WILLIAM S. BURROUGHS AND THE CULT OF ROCK 'N' ROLL begins with Burroughs' early days in St. Louis, Missouri, and follows him through the eight decades of his life, focusing on his relationships with and impact on such iconic musicians as Patti Smith, Lou Reed, Mick Jagger, David Bowie, Kurt Cobain, and many more.
As a young man in the 1940s, Burroughs was a writer and heroin dealer living, using, and collaborating with Jack Kerouac, Allen Ginsberg, and other writers of the beat generation in New York’s Greenwich Village. In the years following the tragic death of his wife, Joan Vollmer, who was killed by Burroughs in a drunken game of “William Tell” in Mexico City in 1951, Burroughs relegated himself to Tangier, Morocco and descended into a deep underworld of vices and debauchery.

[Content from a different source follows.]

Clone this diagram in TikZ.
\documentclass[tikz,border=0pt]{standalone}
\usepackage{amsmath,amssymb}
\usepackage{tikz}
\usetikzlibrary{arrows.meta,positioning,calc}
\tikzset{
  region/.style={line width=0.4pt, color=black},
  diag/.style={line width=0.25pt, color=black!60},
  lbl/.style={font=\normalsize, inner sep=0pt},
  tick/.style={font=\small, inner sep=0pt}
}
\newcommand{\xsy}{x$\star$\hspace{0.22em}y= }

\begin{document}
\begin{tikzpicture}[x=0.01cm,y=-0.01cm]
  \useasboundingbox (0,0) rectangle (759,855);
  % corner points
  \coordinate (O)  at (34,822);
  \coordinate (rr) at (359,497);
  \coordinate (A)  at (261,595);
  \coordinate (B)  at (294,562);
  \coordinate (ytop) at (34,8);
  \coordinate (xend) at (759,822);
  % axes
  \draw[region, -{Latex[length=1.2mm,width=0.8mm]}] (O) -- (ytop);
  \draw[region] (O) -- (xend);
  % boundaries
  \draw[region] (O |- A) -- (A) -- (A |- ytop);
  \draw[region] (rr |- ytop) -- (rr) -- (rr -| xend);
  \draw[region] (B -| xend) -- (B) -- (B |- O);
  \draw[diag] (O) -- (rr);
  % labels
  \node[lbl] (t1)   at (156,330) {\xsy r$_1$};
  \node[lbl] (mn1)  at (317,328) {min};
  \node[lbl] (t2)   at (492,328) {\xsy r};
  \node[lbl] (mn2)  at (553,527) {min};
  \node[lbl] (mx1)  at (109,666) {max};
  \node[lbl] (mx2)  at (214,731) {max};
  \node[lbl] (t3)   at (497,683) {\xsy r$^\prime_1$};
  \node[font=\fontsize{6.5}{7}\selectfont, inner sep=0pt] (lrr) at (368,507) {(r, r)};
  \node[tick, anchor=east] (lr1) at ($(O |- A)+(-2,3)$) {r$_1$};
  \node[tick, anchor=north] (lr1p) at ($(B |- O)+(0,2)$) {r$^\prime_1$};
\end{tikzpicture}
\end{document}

Burroughs spent the next five years in Tangier, where he grappled with his moral conscience, drowned himself in drugs, and wrote. When Burroughs reemerged he’d completed Naked Lunch, which was published in the U.S. by Grove Press in 1962.
Throughout the 1960s Burroughs’ life intersected with The Beatles, The Rolling Stones, and Bob Dylan, who sought out Burroughs to induce a creative catalyst. In the '70s he directly inspired David Bowie, became an aesthetic cornerstone to Lou Reed, and a paternal figure to Patti Smith. In the 1980s, and up until his death in August, 1997, Burroughs was a mentor and guru to the likes of Debbie Harry of Blondie, Michael Stipe of R.E.M., Thurston Moore and Kim Gordon of Sonic Youth, and Kurt Cobain, with whom he recorded the musical collaboration, The Priest, They Called Him, in 1992.
Burroughs is well known as a pivotal writer of the beat generation, but his lasting and critical influence on rock music and its formative musicians is a story that hasn’t been told. Burroughs altered the destinies of an astounding array of musical acts in the latter half of the 20th century, and Casey Rae has outlined a compelling case for Burroughs’ critical influence on rock music, which will be supported by interviews, research, and original reporting.
Casey Rae is the Director of Music Licensing for SiriusXM, and previously enjoyed careers as a music critic and artist advocate in the federal policy arena. He has written op-eds for the L.A. Times, the New York Times, Billboard, and The Hill, among other publications, and has appeared on NPR, CNBC, Bloomberg News, and SiriusXM. He designed and teaches courses on the creative industries and technology at Georgetown University in Washington, DC and Berklee College of Music in Boston. Casey is a highly sought after speaker who’s given talks at SXSW, Consumer Electronics Showcase, CMJ, Aspen Institute, and on the university circuit at Harvard University and Harvard Law School, Columbia University, NYU and NYU Law, University of California, Berkeley Law School, McGill University, and University of Toronto, among many other institutions.
WILLIAM S. BURROUGHS AND THE CULT OF ROCK 'N' ROLL will appeal to readers of Burrough’s classic Naked Lunch (250K copies sold in print via Bookscan since 2001) and would also capture the audience of music aficionados, and readers of books such as Peter Guralnick’s Sam Phillips: The Man Who Invented Rock ‘n’ Roll (27K copies sold in hardcover via Bookscan), Kent Hartman’s The Wrecking Crew: The Inside Story of Rock and Roll’s Best-Kept Secret (25K copies sold in print via Bookscan), Michael Walker’s Laurel Canyon: The Inside Story of Rock-and-Roll’s Legendary Neighborhood (27K copies sold in print via Bookscan), and Patti Smith’s Just Kids (470K copies sold in print via Bookscan).